Il reconnaît à peine Tarzana en pleine expansion. Les cessions immobilières qu’il a consenties ont effacé le ranch où il joua jadis à l’éleveur. Mais les installations de « Edgar Rice Burroughs Inc. » subsistent encore sur Ventura Boulevard. Mais à la place du vieux noyer de la cour, poussent de jeunes mûriers. Le vieil homme cherche une autre maison pour abriter ses dernières années. Il en trouve une à Encino, dans le prolongement du Ventura Boulevard.

Entouré de ses trophées ramenés du Pacifique, il va mener une existence cloîtrée, bientôt confinée à un fauteuil roulant. Cédant à un vieux réflexe, il entame, leseptembre 1946, un ultime Tarzan ; mais persécuté par la maladie et conservant avec difficulté l’usage de la main droite, il ne poursuivra pas au-delà de la page 83. Une dernière fois, il apparaît en public pour rendre visite, en compagnie de son petit-fils Michael Pierce à Lex Barker sur le plateau où celui-ci tourne « Tarzan and the slave girl ». À cette occasion, il conclut avec Sol Lesser un accord par lequel il lui cède le droit de produire quinze nouveaux films inspirés par Tarzan.

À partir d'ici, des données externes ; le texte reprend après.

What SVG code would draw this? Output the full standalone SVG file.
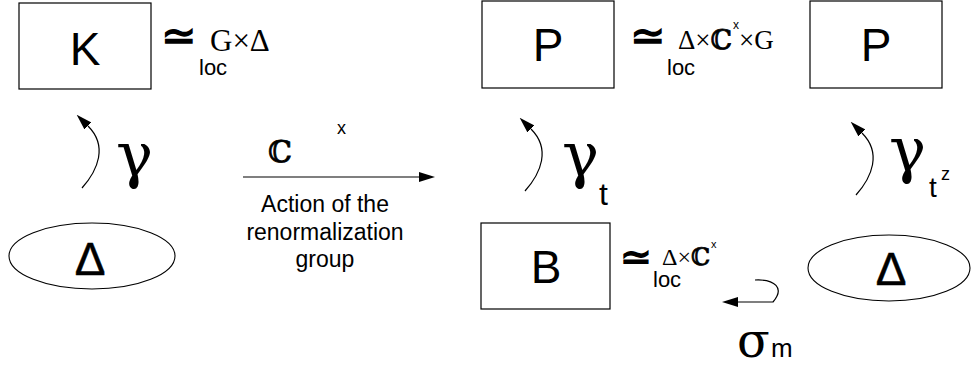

Quelques semaines plus tard, au matin du 19 mars 1950, on le trouve mort, assis dans son lit, alors qu’après son petit-déjeuner il lisait la page des « comics » du journal quotidien.

 

Edgar Rice Burroughs fut un homme effacé aux goûts simples que n’altéra jamais le succès. Ce solitaire ne se sentait à l’aise qu’avec ses proches. Fuyant les mondanités, le contact avec les gens de lettres et se tenant à l’écart du vacarme de la célébrité, il ignora le voisinage de Hollywood, son agitation et sa faune. « Les studios me fatiguent », disait-il. Il ne faisait aucun effort pour entretenir autour de sa personne de pieuses légendes et ceux qui les fabriquent ont dû être plus d’une fois déconcertés par sa simplicité.

Au contraire de certains romanciers d’aventures, entre autres Hemingway dont les livres prolongèrent l’existence, chez Edgar Rice Burroughs une infranchissable ligne de démarcation séparait la vie rêvée de la vie vécue. Ce solitaire était doublé d’un ermite. Il ne connut jamais l’Afrique où se situent une trentaine de ses fictions, ne fut jamais attiré par l’Europe et – excepté son évasion inattendue dans le Pacifique – ne quitta jamais l’Amérique. Son unique récit de voyage – genre cher à tant d’écrivains – concerne une équipée en groupe en automobile accomplie en 1916 ; sans doute destiné à une diffusion familiale, il n’a jamais été publié. Autant fut banale sa vie vécue, autant fut effervescente sa vie rêvée. S’élançant dans le cosmos comme le fit jadis l’âme de John Carter, l’ermite de Tarzana parcourait le ciel pour y poursuivre, l’épée à la main, de longues chevauchées mystiques dont Mars, Vénus, ou la Lune étaient de simples étapes.

Burroughs lui-même devait considérer avec ironie le paradoxe séparant sa personnalité de celle de ses héros. On a retrouvé dans ses papiers une autobiographie qu’il avait esquissée sur un ton parodique et intitulée avec ironie « E.R. Burroughs, Fiction Writer ».